--- Task goal ---
Restate word for word the lines that begin the listing and end with the line holding "27.6, 18.3, 9.4];".
----- Data lines
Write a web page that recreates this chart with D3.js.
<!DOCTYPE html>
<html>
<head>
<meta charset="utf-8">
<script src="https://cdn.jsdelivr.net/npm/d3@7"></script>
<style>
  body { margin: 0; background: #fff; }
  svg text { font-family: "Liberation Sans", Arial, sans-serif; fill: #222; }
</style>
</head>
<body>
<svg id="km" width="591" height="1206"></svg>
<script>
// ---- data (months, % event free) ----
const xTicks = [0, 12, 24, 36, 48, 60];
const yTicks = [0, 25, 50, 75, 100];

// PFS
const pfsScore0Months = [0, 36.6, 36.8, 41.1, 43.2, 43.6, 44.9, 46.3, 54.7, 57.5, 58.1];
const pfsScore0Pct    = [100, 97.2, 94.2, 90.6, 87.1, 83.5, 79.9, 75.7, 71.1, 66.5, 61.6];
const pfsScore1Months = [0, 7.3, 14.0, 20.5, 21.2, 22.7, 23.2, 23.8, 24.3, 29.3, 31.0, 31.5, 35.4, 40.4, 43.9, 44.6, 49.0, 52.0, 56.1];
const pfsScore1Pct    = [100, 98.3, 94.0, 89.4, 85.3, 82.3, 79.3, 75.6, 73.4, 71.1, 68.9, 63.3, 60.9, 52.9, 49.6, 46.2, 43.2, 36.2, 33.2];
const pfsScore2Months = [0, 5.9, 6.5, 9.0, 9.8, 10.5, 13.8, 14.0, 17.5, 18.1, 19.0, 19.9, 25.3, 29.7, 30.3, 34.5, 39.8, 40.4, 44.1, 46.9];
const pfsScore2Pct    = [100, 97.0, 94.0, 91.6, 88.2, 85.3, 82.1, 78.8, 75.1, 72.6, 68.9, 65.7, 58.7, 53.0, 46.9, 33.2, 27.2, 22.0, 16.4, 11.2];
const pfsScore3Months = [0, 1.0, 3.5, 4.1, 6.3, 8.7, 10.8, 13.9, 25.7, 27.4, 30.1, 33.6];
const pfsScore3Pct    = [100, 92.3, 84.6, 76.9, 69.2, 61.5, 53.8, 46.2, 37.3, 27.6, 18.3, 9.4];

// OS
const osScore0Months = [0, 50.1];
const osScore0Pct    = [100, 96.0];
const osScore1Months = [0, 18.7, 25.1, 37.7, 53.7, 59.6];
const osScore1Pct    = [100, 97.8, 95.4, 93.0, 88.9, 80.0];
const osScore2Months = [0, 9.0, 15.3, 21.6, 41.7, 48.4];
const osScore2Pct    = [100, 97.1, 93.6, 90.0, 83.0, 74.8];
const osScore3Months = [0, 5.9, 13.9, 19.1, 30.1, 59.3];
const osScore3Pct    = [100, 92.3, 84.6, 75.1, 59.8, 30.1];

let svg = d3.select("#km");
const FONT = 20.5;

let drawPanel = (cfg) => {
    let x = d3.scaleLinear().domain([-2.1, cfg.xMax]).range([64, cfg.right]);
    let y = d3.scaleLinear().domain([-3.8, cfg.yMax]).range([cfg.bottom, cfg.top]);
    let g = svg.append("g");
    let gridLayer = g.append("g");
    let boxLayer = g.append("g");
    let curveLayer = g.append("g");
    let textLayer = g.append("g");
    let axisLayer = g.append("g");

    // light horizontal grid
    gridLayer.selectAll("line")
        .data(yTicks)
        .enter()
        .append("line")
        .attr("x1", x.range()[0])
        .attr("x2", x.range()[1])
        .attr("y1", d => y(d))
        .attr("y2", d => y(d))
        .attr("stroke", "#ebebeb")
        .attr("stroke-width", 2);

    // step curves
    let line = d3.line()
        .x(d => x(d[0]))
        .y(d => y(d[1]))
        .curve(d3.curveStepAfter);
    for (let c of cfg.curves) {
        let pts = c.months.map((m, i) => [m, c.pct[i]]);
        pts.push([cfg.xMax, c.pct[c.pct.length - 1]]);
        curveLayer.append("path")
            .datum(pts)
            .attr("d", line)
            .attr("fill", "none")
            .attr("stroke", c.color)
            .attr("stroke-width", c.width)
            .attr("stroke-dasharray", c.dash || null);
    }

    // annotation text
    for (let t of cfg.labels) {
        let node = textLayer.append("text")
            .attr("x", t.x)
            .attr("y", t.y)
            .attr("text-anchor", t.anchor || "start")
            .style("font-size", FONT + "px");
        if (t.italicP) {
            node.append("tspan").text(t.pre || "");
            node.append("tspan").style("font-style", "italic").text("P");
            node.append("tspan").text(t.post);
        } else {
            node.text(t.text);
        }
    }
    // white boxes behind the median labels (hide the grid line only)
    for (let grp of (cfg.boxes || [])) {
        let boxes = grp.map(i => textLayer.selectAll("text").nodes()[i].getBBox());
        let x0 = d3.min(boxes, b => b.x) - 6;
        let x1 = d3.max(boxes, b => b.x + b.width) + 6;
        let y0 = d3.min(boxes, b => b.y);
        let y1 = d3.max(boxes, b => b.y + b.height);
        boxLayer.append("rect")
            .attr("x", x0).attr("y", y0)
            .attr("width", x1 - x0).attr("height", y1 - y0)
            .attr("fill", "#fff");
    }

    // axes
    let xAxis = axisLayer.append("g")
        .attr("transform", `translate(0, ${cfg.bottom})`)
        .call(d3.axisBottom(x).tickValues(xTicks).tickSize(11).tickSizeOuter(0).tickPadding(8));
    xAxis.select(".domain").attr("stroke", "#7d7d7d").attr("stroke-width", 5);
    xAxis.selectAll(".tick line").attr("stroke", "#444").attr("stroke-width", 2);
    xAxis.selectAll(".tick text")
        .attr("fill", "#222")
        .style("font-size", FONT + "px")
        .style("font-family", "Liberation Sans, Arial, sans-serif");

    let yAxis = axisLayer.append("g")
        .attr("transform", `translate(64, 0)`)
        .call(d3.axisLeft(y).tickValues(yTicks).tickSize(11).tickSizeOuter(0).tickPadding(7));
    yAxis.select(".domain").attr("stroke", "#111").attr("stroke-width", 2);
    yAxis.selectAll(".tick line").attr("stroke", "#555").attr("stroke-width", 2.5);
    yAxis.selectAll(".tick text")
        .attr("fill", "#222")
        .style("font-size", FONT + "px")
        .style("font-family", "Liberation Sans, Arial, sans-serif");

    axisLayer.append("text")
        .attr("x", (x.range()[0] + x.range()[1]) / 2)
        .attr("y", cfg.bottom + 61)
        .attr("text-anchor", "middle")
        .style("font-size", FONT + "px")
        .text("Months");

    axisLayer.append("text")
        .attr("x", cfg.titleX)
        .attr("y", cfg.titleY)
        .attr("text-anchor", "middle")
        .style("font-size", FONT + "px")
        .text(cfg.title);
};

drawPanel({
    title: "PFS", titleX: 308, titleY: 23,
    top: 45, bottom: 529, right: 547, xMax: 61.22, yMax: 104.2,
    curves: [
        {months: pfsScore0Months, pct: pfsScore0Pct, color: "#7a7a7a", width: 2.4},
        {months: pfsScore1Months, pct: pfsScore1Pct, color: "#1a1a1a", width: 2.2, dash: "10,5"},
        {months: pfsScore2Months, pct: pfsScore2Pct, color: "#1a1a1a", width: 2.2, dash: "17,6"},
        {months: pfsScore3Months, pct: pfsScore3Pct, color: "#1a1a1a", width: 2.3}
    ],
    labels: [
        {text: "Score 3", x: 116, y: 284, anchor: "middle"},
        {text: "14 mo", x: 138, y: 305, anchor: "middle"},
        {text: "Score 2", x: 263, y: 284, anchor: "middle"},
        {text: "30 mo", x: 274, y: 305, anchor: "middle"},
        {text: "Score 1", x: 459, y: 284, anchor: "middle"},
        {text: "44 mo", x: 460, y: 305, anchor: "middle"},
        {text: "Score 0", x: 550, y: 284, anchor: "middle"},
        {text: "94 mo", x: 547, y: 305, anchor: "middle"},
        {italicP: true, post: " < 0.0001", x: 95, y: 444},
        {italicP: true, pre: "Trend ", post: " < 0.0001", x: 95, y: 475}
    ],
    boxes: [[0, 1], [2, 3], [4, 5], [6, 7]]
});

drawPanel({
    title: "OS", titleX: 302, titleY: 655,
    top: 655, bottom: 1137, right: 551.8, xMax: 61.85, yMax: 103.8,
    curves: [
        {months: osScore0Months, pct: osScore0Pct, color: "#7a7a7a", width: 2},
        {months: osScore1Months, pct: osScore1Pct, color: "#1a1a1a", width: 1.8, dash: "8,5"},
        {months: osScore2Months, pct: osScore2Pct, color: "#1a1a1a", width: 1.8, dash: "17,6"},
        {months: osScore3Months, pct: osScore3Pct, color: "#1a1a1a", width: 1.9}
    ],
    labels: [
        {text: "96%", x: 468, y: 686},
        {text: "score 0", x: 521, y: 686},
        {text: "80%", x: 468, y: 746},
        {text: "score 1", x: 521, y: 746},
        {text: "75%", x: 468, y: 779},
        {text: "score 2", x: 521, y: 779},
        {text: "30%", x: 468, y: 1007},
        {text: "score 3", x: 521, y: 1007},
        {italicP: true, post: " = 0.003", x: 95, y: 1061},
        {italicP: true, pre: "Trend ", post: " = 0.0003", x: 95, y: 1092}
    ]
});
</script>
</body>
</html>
----------
--- Solution for this task ---
Write a web page that recreates this chart with D3.js.
<!DOCTYPE html>
<html>
<head>
<meta charset="utf-8">
<script src="https://cdn.jsdelivr.net/npm/d3@7"></script>
<style>
  body { margin: 0; background: #fff; }
  svg text { font-family: "Liberation Sans", Arial, sans-serif; fill: #222; }
</style>
</head>
<body>
<svg id="km" width="591" height="1206"></svg>
<script>
// ---- data (months, % event free) ----
const xTicks = [0, 12, 24, 36, 48, 60];
const yTicks = [0, 25, 50, 75, 100];

// PFS
const pfsScore0Months = [0, 36.6, 36.8, 41.1, 43.2, 43.6, 44.9, 46.3, 54.7, 57.5, 58.1];
const pfsScore0Pct    = [100, 97.2, 94.2, 90.6, 87.1, 83.5, 79.9, 75.7, 71.1, 66.5, 61.6];
const pfsScore1Months = [0, 7.3, 14.0, 20.5, 21.2, 22.7, 23.2, 23.8, 24.3, 29.3, 31.0, 31.5, 35.4, 40.4, 43.9, 44.6, 49.0, 52.0, 56.1];
const pfsScore1Pct    = [100, 98.3, 94.0, 89.4, 85.3, 82.3, 79.3, 75.6, 73.4, 71.1, 68.9, 63.3, 60.9, 52.9, 49.6, 46.2, 43.2, 36.2, 33.2];
const pfsScore2Months = [0, 5.9, 6.5, 9.0, 9.8, 10.5, 13.8, 14.0, 17.5, 18.1, 19.0, 19.9, 25.3, 29.7, 30.3, 34.5, 39.8, 40.4, 44.1, 46.9];
const pfsScore2Pct    = [100, 97.0, 94.0, 91.6, 88.2, 85.3, 82.1, 78.8, 75.1, 72.6, 68.9, 65.7, 58.7, 53.0, 46.9, 33.2, 27.2, 22.0, 16.4, 11.2];
const pfsScore3Months = [0, 1.0, 3.5, 4.1, 6.3, 8.7, 10.8, 13.9, 25.7, 27.4, 30.1, 33.6];
const pfsScore3Pct    = [100, 92.3, 84.6, 76.9, 69.2, 61.5, 53.8, 46.2, 37.3, 27.6, 18.3, 9.4];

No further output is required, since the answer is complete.